We could have benefited from a potential 4p per litre saving in the month to mid-June, according to the AA, but instead this reduction never made it to the pumps.

Once again, the motoring industry is calling on the Government in unison to explain how pump prices are calculated and to make them fairer. Talk about a broken record – campaigners have been tirelessly working over the last year for fairer fuel and any measures eked, kicking and screaming, out of the Government so far just haven’t cut it.

The Fuelcard Company, which has supported the fair fuel campaigns, has recently joined forces with the Road Haulage Association to highlight that the Government should wean itself off its reliance on fuel taxation and introduce a “workable solution to stabilise the price of fuel”.

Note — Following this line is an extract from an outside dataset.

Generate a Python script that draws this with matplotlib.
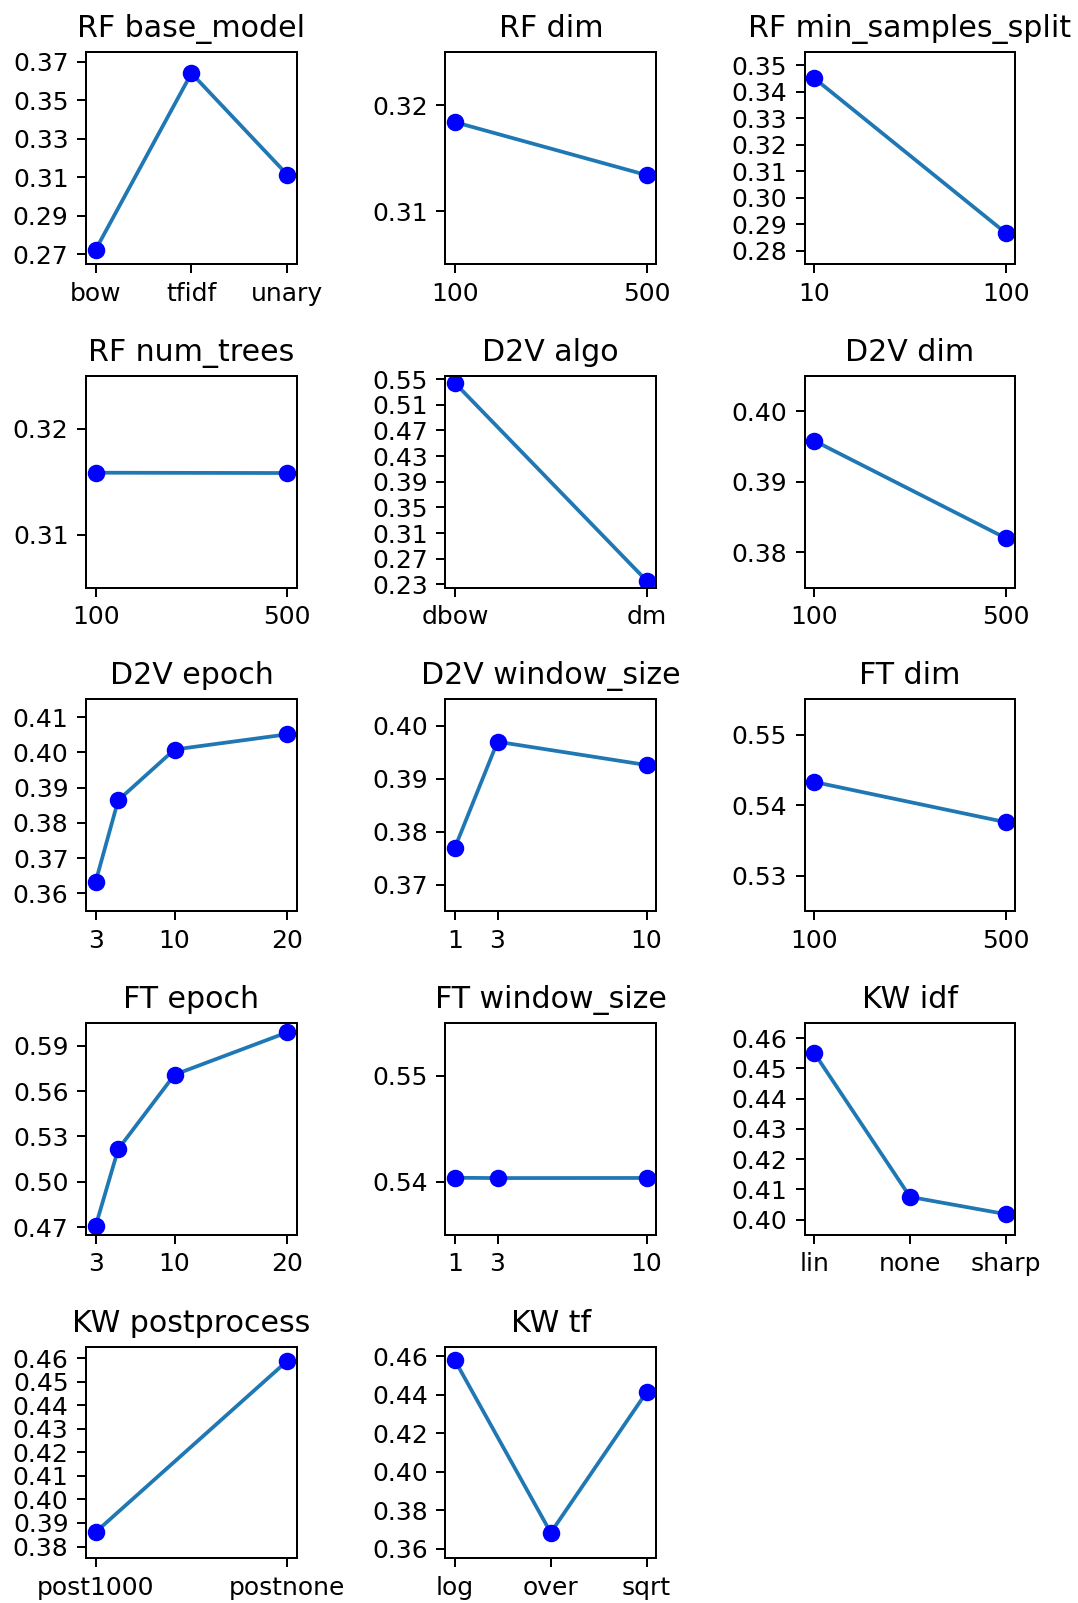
import numpy as np
import matplotlib
matplotlib.use('Agg')
import matplotlib.pyplot as plt
from matplotlib.ticker import FormatStrFormatter

# one entry per panel
titles = ['RF base_model', 'RF dim', 'RF min_samples_split',
          'RF num_trees', 'D2V algo', 'D2V dim',
          'D2V epoch', 'D2V window_size', 'FT dim',
          'FT epoch', 'FT window_size', 'KW idf',
          'KW postprocess', 'KW tf']

# x values: strings are categorical, numbers are numeric
xs = [['bow', 'tfidf', 'unary'],
      [100, 500],
      [10, 100],
      [100, 500],
      ['dbow', 'dm'],
      [100, 500],
      [3, 5, 10, 20],
      [1, 3, 10],
      [100, 500],
      [3, 5, 10, 20],
      [1, 3, 10],
      ['lin', 'none', 'sharp'],
      ['post1000', 'postnone'],
      ['log', 'over', 'sqrt']]

ys = [[0.2724, 0.3641, 0.3114],
      [0.3184, 0.3134],
      [0.3452, 0.2867],
      [0.31585, 0.31582],
      [0.5438, 0.2357],
      [0.3958, 0.3820],
      [0.3633, 0.3864, 0.4008, 0.4051],
      [0.3770, 0.3970, 0.3926],
      [0.5433, 0.5376],
      [0.4707, 0.5215, 0.5708, 0.5988],
      [0.54038, 0.54035, 0.54036],
      [0.4551, 0.4075, 0.4018],
      [0.3861, 0.4589],
      [0.4578, 0.3683, 0.4413]]

# x ticks shown for numeric panels
xticks = [None, [100, 500], [10, 100], [100, 500], None, [100, 500],
          [3, 10, 20], [1, 3, 10], [100, 500], [3, 10, 20], [1, 3, 10],
          None, None, None]

# y tick step per panel
ysteps = [0.02, 0.01, 0.01, 0.01, 0.04, 0.01, 0.01, 0.01, 0.01,
          0.03, 0.01, 0.01, 0.01, 0.02]

fig, axes = plt.subplots(5, 3, figsize=(1078/180, 1603/180), dpi=180)
fig.subplots_adjust(left=0.0798, right=0.942, top=0.9674, bottom=0.0279,
                    wspace=0.704, hspace=0.528)
axes = axes.flatten()

for i in range(len(titles)):
    ax = axes[i]
    x = xs[i]
    y = ys[i]
    if isinstance(x[0], str):
        pos = list(range(len(x)))
        ax.set_xticks(pos)
        ax.set_xticklabels(x)
    else:
        pos = x
        ax.set_xticks(xticks[i])
    ax.plot(pos, y, color='C0')
    ax.plot(pos, y, 'o', color='blue')
    lo = np.floor(min(y) * 100) / 100
    hi = np.ceil(max(y) * 100) / 100
    ax.set_yticks(np.arange(lo, hi + ysteps[i] / 2, ysteps[i]))
    ax.set_ylim(lo - 0.005, hi + 0.005)
    ax.yaxis.set_major_formatter(FormatStrFormatter('%.2f'))
    ax.set_title(titles[i])

axes[-1].axis('off')

fig.savefig('out.png', dpi=180)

It has been claimed that any benefits created by the fair fuel stabiliser introduced by the Government in the spring budget have been outweighed by crude oil price rises. “The Chancellor of the Exchequer promised a workable solution to stabilise the price of fuel in his April budget,” added RHA Chief Executive Geoff Dunning. “We MUST see this implemented as a matter of extreme urgency because, for many, time is running out.”

Wise words. Time for the Government to wise up.